As we previously reported, Lib Dem MP David Howarth tabled a private members bill in the Commons last Friday which would have ended the Prime Minister’s right to call a general election at a time of their choosing (ie, when they find themselves ahead in the polls, and/or when they can catch opposition parties on the hop).
You can read David’s speech as recorded by Hansard by clicking here; here’s an extract to whet your appetite:
It is difficult to believe that last year the whole political and media establishment of this country spent more than two months doing little else but speculating about whether there would be a general election and when it would occur. By the end of it, people had become experts in the most extraordinarily arcane subjects, such as the likelihood of rain on particular Thursdays in November, the hours of daylight in that month, or the details of precisely when the electoral registers were compiled. In the end, the only way one could have guessed that the Prime Minister was going to bottle out, as the inelegant phrase of the time had it, was if one understood that if he were to go to the palace at the time that he was rumoured to be doing so, there would not be enough time to turn off all the Members’ computers in the Palace of Westminster. We therefore knew at that point that there was not going to be a general election. The political system was reduced to a sort of guessing game. That seems to be a bizarre way to run a country.
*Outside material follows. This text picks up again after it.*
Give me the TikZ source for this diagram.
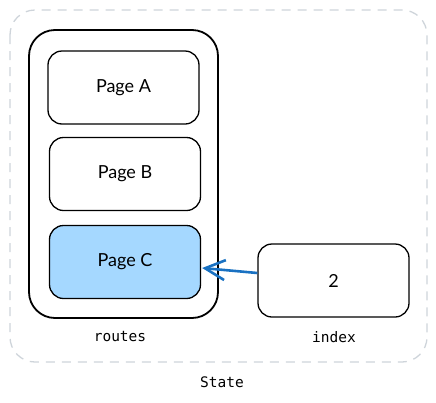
\documentclass[tikz,border=0pt]{standalone}
\usepackage{fontspec}
\setmainfont{Lato}
\setmonofont{DejaVu Sans Mono}
\usetikzlibrary{arrows.meta}
\definecolor{stategray}{HTML}{CED4DA}
\definecolor{pageblue}{HTML}{A5D8FF}
\definecolor{linkblue}{HTML}{1971C2}
\tikzset{
  page/.style={draw, line width=1.3pt, rounded corners=14pt, minimum width=151pt,
    minimum height=73pt, font=\fontsize{18}{20}\selectfont},
  caption/.style={font=\ttfamily\fontsize{14.5}{16}\selectfont}
}
\begin{document}
\begin{tikzpicture}[x=1pt,y=-1pt]
            \useasboundingbox (0,0) rectangle (436,402);
            \draw[stategray, line width=1.3pt, dash pattern=on 9pt off 7pt, rounded corners=25pt] (10,10) rectangle (427,362);
            \node[draw, line width=1.8pt, rounded corners=26pt, minimum width=189pt, minimum height=288pt] (routes) at (123.5,174) {};
            \node[page] (pagea) at (123.5,87.5) {Page A};
            \node[page] (pageb) at (125,174) {Page B};
            \node[page, fill=pageblue] (pagec) at (125,262) {Page C};
            \node[page] (index) at (333.5,280.5) {2};
            \node[caption] (routeslabel) at (120,337) {routes};
            \node[caption] (indexlabel) at (334,337) {index};
            \node[caption] (statelabel) at (222,382) {State};
            \draw[linkblue, line width=2.6pt, -{Straight Barb[length=20pt, width=20pt, line width=2.6pt]}]
                ([yshift=7.5pt]index.west) -- ([yshift=-6pt, xshift=1pt]pagec.east);
        \end{tikzpicture}
\end{document}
However, we forgot to update you on the – sadly, all too predictable – status quo response of Labour and the Tories. Here’s The Guardian report:
The justice minister Bridget Prentice said the government did not support David Howarth’s private member’s bill which ran out of time before it was given a second reading. … She was still speaking when time for the debate ran out at 2.30pm, with the result that MPs did not get the chance to vote. … Eleanor Laing, for Tories, said she was “not enormously enthusiastic” about the bill but the issue needed debate.
Don’t hold your breaths.
One Comment
What alarmed me (and I think it’s a recognisable theme we could possibly run with) was the government response that went something like “We’re already looking at how we can make changes to REFLECT BRITAIN’S CHANGING DEMOCRACY” or something like that.
Now, correct me if I’m wrong, but isn’t it the government’s job to LEAD, not just “Reflect” the country? If they thought this is the right thing to do, they should do it – not hang around to see if it happens of its own accord.
Yet more evidence that Labour is just as conservative and wedded to the status quo as the Tories.